Source code of charts
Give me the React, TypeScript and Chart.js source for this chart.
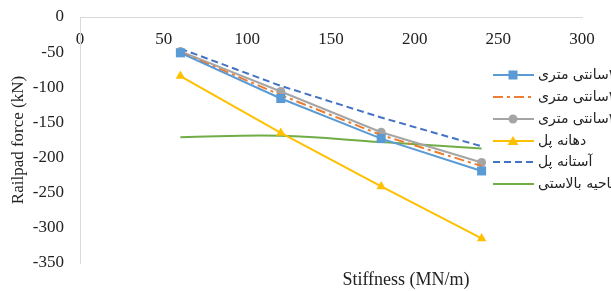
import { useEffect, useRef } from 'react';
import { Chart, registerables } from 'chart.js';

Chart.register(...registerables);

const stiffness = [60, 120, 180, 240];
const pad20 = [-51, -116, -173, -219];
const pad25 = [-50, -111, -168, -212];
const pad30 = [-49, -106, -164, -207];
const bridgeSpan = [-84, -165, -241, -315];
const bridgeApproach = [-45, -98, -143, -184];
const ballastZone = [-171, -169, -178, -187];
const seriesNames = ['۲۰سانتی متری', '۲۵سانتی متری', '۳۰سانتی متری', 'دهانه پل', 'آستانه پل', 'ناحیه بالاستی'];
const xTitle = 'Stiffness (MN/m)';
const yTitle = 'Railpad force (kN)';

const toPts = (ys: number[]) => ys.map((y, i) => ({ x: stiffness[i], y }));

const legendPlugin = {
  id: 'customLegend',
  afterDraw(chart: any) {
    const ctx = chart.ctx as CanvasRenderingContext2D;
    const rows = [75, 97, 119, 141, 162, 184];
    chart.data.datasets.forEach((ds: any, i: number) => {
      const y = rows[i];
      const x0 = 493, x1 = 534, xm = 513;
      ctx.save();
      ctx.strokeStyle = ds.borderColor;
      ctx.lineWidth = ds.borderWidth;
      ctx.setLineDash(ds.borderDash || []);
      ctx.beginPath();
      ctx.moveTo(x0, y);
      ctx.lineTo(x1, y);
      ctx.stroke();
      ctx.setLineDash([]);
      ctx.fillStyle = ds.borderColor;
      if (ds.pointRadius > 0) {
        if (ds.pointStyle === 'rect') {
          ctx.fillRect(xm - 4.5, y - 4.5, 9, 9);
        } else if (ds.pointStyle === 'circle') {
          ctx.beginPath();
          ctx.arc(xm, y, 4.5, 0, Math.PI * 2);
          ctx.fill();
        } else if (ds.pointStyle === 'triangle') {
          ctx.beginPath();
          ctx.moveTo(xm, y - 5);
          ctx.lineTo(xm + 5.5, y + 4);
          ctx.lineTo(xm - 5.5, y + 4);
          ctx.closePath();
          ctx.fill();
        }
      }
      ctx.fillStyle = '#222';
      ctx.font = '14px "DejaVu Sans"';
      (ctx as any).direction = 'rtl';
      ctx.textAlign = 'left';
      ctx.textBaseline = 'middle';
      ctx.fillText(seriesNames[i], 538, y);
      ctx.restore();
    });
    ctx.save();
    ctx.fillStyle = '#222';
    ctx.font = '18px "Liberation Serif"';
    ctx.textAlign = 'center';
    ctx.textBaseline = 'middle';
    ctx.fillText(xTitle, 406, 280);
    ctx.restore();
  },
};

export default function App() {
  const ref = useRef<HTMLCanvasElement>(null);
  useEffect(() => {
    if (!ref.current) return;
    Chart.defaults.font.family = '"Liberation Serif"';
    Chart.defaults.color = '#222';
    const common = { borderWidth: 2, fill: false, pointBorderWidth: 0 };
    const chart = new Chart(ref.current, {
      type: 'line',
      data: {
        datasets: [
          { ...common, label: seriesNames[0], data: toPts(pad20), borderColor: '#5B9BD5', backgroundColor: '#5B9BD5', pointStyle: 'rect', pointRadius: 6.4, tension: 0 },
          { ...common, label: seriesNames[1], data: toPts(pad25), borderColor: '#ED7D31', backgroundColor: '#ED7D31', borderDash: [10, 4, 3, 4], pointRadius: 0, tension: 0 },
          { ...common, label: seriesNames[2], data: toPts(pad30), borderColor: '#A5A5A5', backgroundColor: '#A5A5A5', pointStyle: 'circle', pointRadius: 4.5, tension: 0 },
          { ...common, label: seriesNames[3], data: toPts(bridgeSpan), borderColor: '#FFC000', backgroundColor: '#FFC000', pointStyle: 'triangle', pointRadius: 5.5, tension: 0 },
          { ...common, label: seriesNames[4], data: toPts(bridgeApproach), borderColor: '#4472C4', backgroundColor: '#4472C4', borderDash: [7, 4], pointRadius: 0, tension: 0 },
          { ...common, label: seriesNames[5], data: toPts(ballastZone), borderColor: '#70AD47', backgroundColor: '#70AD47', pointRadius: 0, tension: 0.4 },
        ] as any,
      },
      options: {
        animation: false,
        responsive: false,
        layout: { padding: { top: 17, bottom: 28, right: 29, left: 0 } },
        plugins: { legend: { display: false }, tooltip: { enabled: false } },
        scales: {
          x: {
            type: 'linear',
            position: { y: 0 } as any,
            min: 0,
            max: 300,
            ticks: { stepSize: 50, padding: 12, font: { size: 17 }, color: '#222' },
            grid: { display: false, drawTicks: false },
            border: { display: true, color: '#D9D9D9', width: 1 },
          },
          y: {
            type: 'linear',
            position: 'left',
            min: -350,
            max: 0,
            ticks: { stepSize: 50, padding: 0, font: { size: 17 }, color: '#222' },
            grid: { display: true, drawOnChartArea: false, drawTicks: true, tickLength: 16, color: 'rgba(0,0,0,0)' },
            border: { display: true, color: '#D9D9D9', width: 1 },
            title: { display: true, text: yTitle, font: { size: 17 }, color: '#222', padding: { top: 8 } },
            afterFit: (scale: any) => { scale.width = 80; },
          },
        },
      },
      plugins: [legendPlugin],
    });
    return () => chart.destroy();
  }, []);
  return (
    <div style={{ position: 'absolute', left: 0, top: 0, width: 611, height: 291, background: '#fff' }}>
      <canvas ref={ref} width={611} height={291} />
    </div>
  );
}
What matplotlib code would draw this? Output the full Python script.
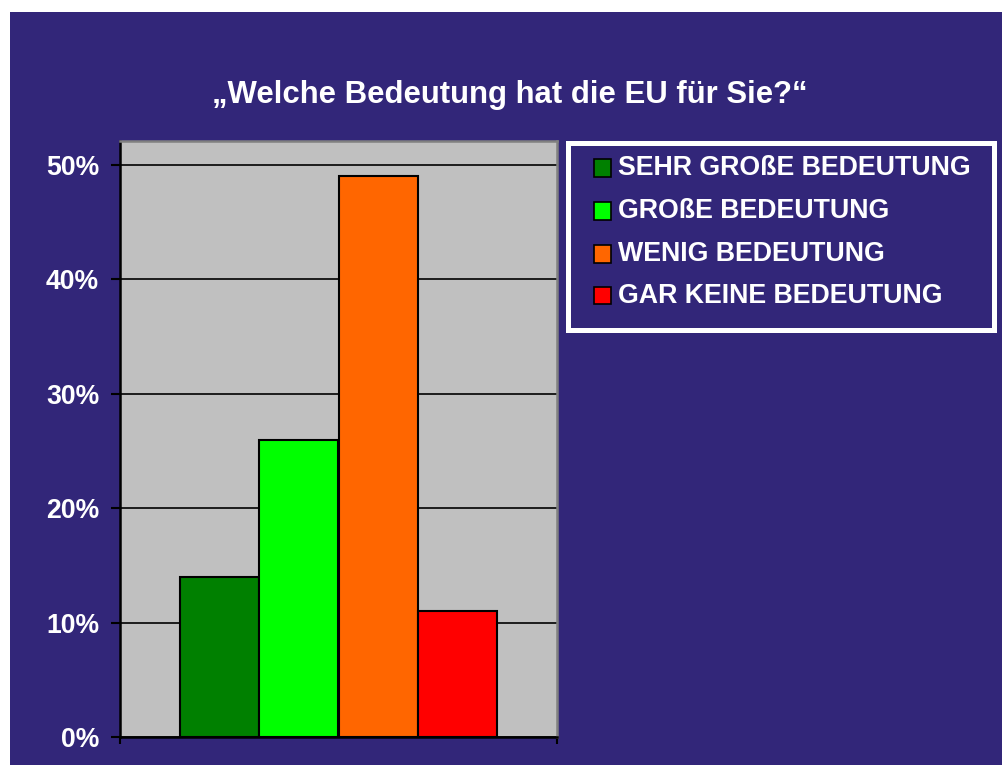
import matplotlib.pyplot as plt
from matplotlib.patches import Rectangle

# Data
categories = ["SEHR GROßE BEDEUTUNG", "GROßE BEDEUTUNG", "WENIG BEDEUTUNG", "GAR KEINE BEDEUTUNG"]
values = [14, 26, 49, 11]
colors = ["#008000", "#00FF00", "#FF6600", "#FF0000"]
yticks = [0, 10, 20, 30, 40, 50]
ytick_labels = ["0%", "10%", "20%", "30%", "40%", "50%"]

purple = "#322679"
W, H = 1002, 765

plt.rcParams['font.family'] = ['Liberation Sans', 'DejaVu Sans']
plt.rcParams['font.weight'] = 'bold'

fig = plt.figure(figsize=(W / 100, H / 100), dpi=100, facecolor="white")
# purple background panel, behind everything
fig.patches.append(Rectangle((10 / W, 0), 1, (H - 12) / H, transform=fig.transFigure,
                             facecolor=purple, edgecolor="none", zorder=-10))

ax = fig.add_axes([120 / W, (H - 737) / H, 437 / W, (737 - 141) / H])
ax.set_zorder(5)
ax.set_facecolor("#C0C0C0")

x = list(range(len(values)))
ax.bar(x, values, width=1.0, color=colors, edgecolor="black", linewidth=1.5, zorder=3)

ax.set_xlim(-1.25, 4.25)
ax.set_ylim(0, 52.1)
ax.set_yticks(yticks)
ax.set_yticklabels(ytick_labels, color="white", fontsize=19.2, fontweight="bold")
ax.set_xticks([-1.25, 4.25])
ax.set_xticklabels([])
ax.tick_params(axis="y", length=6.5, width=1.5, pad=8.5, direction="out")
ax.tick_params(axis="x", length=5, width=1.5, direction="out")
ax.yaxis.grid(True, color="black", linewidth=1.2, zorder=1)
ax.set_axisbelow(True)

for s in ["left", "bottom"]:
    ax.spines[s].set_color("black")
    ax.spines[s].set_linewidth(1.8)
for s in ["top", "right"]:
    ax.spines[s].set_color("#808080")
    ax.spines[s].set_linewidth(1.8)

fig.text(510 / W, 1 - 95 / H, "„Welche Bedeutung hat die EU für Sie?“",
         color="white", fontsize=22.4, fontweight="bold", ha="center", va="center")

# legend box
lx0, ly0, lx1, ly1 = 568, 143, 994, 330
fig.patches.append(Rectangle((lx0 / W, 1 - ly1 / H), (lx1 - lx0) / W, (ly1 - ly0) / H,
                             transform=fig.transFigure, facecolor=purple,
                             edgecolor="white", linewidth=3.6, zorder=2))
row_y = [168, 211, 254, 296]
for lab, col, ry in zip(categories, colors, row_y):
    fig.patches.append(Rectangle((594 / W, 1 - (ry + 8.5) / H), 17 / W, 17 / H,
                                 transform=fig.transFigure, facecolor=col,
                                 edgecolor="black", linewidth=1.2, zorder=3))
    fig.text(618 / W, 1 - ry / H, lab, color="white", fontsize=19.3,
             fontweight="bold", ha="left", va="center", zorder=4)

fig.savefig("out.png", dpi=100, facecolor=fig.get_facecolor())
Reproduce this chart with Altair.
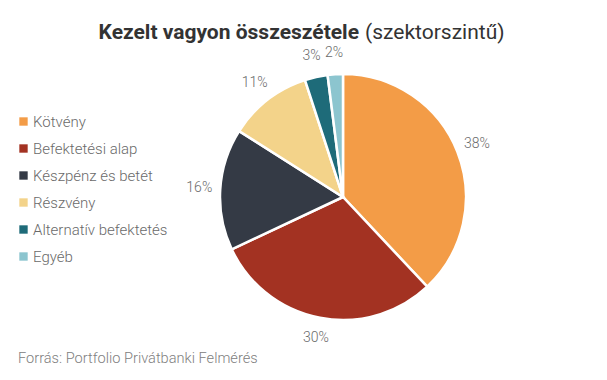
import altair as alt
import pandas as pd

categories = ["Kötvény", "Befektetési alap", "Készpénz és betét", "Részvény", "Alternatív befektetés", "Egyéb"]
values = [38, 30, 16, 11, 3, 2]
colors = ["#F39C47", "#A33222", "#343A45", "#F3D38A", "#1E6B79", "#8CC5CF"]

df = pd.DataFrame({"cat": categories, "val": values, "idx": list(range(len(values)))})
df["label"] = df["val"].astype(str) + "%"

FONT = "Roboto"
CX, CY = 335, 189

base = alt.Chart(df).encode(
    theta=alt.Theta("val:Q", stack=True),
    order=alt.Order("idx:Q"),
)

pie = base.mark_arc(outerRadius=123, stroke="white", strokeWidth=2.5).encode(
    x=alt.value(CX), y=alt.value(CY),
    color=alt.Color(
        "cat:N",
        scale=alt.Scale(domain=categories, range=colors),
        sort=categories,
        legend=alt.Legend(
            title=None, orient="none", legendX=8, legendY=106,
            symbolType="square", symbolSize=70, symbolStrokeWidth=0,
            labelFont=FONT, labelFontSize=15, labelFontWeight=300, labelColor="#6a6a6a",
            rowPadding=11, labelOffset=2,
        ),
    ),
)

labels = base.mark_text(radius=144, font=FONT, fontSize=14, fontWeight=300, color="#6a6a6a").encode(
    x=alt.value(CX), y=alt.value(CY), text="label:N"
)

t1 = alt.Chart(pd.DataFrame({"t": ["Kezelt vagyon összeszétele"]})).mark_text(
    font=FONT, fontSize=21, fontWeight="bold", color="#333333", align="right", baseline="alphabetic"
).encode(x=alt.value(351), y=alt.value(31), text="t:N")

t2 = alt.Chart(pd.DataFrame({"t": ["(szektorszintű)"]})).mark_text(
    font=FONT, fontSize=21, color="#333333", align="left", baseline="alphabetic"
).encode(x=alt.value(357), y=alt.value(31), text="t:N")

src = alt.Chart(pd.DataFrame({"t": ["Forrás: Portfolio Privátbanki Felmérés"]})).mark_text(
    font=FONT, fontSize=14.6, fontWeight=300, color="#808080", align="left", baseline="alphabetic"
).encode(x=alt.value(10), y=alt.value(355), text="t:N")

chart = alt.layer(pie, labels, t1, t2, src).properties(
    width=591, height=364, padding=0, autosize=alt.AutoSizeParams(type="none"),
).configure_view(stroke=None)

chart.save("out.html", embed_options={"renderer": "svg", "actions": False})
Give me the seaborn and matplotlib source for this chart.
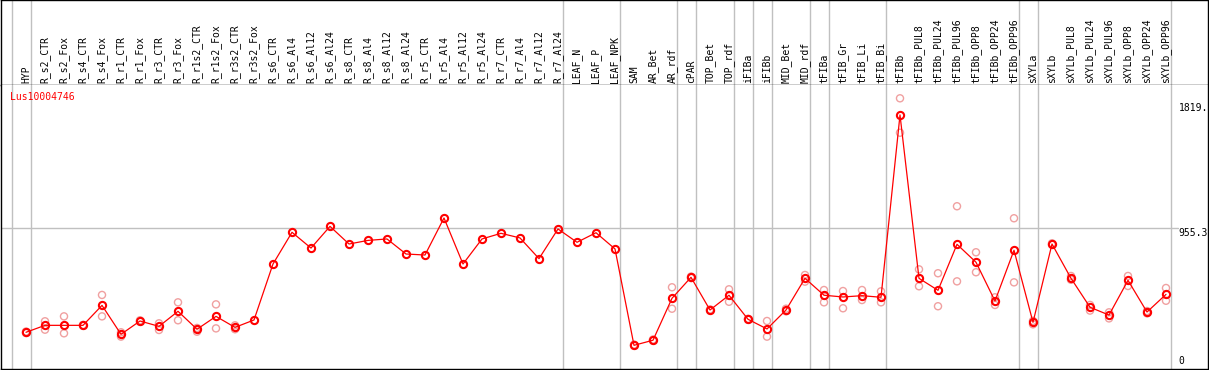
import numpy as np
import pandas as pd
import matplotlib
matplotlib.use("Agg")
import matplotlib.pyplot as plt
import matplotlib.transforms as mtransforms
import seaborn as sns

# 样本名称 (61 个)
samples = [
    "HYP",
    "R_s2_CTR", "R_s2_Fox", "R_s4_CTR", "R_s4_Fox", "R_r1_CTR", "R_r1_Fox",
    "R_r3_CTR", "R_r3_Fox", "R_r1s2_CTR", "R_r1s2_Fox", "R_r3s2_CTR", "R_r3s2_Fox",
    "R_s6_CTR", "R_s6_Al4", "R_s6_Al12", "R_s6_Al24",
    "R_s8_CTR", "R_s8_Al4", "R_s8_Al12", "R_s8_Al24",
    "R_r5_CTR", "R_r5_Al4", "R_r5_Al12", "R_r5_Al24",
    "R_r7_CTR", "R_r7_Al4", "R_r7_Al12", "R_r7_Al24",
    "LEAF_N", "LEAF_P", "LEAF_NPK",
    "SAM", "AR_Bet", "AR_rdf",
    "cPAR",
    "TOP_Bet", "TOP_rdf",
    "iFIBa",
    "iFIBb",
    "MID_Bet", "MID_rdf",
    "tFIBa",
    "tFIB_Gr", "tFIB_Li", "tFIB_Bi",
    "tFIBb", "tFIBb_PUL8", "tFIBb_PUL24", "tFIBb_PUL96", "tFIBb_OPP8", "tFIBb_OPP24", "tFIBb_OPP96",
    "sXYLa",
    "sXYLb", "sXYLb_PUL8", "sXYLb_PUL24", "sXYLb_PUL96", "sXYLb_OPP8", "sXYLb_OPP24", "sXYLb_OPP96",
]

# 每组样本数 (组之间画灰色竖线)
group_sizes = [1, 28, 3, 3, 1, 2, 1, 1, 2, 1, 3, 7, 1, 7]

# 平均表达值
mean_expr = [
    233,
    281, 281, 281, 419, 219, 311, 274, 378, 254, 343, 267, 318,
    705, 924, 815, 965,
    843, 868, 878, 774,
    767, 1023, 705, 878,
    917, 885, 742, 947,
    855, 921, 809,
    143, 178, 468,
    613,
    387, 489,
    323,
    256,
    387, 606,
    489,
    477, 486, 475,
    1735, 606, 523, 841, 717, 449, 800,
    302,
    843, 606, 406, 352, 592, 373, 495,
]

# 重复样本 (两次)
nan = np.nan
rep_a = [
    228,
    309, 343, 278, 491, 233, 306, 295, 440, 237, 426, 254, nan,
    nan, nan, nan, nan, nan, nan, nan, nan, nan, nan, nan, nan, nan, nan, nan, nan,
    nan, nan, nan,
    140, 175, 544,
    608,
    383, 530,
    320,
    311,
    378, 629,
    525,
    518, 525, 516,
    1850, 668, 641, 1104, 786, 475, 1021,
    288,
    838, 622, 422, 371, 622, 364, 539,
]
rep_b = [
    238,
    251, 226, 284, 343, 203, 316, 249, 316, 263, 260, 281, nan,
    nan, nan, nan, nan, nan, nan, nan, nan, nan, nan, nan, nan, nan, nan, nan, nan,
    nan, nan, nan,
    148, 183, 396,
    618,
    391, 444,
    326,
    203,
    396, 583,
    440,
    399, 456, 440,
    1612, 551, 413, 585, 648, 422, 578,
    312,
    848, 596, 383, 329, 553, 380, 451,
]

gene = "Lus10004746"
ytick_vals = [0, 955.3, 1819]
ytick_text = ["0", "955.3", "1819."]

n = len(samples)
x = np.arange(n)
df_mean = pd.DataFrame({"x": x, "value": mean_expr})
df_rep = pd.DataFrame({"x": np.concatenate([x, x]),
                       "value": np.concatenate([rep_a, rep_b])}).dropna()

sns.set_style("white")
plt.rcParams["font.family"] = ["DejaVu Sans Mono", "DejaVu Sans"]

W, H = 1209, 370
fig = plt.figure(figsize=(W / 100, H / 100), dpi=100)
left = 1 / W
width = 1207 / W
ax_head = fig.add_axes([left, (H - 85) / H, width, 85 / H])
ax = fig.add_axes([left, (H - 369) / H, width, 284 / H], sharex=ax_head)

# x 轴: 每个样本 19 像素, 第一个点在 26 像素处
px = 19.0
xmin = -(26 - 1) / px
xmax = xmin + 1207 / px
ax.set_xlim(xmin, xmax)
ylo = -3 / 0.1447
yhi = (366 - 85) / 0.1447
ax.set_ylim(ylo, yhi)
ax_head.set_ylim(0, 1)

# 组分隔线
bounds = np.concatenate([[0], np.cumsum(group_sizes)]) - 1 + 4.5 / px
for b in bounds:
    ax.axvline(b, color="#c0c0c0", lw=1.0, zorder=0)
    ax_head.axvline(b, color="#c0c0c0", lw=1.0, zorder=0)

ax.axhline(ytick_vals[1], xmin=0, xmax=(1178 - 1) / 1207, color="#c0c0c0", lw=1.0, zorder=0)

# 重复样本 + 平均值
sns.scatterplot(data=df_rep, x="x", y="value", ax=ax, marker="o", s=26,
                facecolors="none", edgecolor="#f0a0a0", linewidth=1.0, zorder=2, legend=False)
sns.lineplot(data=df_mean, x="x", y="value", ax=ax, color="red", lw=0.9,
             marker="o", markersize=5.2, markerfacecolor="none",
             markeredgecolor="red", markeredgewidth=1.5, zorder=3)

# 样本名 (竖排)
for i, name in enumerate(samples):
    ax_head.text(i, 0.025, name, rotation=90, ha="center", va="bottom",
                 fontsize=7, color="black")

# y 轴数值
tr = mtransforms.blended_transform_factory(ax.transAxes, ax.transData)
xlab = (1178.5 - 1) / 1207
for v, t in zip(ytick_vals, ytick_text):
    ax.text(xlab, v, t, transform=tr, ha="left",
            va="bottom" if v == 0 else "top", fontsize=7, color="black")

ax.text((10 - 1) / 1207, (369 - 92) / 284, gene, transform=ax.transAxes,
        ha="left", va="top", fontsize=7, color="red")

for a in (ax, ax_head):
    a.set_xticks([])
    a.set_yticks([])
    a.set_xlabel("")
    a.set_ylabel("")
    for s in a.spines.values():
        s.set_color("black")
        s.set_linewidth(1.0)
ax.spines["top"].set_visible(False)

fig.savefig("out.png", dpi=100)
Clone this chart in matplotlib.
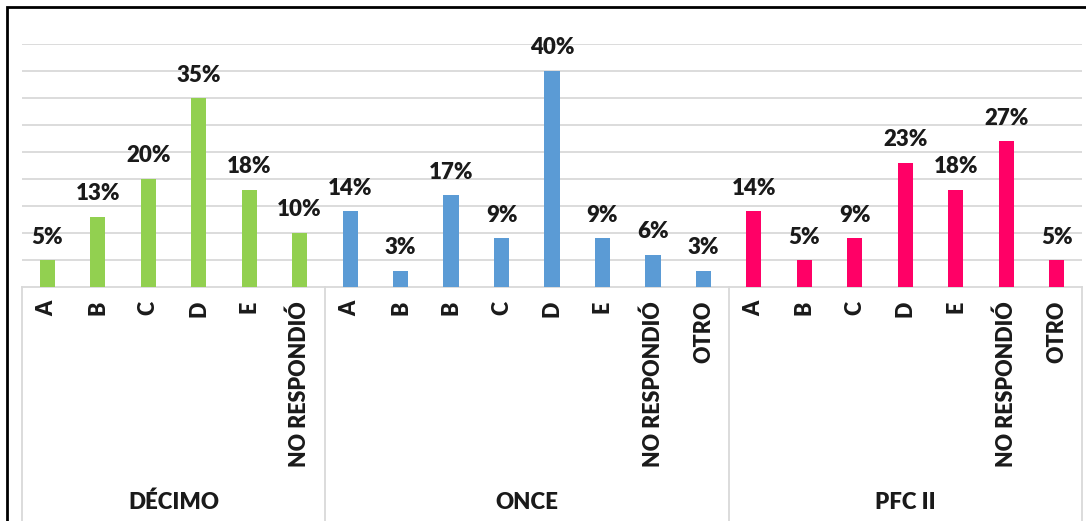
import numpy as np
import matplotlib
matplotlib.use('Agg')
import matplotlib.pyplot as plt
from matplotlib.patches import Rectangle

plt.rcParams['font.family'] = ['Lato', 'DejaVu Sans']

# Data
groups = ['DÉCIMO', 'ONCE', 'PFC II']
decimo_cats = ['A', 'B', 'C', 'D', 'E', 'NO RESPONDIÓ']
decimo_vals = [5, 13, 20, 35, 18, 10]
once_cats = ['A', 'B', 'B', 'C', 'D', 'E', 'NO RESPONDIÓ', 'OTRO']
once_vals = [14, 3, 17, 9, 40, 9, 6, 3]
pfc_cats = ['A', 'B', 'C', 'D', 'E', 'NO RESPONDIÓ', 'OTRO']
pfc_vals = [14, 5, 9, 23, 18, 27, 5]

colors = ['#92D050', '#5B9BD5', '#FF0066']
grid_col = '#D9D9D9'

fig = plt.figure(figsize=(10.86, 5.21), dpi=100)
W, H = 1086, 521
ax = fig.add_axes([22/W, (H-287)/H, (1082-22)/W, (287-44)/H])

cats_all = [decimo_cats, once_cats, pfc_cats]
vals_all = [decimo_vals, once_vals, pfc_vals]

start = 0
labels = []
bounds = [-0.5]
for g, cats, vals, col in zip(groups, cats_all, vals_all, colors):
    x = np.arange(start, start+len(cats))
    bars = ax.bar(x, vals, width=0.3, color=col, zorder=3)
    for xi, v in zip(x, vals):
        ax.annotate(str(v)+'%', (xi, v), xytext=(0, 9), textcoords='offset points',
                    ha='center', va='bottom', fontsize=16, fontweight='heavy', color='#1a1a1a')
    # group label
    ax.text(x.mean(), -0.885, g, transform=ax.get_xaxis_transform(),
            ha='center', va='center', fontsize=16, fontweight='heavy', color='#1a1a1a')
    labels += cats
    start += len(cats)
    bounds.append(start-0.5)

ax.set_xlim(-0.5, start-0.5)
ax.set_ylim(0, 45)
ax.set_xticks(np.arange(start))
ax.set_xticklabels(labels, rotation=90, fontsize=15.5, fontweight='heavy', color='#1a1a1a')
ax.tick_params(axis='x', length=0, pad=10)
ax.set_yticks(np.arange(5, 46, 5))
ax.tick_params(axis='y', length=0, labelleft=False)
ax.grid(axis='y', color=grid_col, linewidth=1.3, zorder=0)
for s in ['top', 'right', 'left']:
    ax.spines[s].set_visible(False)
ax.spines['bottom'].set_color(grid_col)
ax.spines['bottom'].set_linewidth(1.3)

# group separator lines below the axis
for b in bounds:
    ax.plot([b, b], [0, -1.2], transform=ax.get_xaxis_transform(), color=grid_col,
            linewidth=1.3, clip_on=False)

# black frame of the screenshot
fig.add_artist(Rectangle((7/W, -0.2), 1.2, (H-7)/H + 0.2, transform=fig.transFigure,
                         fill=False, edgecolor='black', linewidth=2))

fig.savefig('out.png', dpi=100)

→ What is required:
From the first line of the entries above down to the line holding "const toPts = (ys: number[])", quote each line exactly and nothing else, skipping pictures.

→ Answer for this exercise:
Give me the React, TypeScript and Chart.js source for this chart.
import { useEffect, useRef } from 'react';
import { Chart, registerables } from 'chart.js';

Chart.register(...registerables);

const stiffness = [60, 120, 180, 240];
const pad20 = [-51, -116, -173, -219];
const pad25 = [-50, -111, -168, -212];
const pad30 = [-49, -106, -164, -207];
const bridgeSpan = [-84, -165, -241, -315];
const bridgeApproach = [-45, -98, -143, -184];
const ballastZone = [-171, -169, -178, -187];
const seriesNames = ['۲۰سانتی متری', '۲۵سانتی متری', '۳۰سانتی متری', 'دهانه پل', 'آستانه پل', 'ناحیه بالاستی'];
const xTitle = 'Stiffness (MN/m)';
const yTitle = 'Railpad force (kN)';

const toPts = (ys: number[]) => ys.map((y, i) => ({ x: stiffness[i], y }));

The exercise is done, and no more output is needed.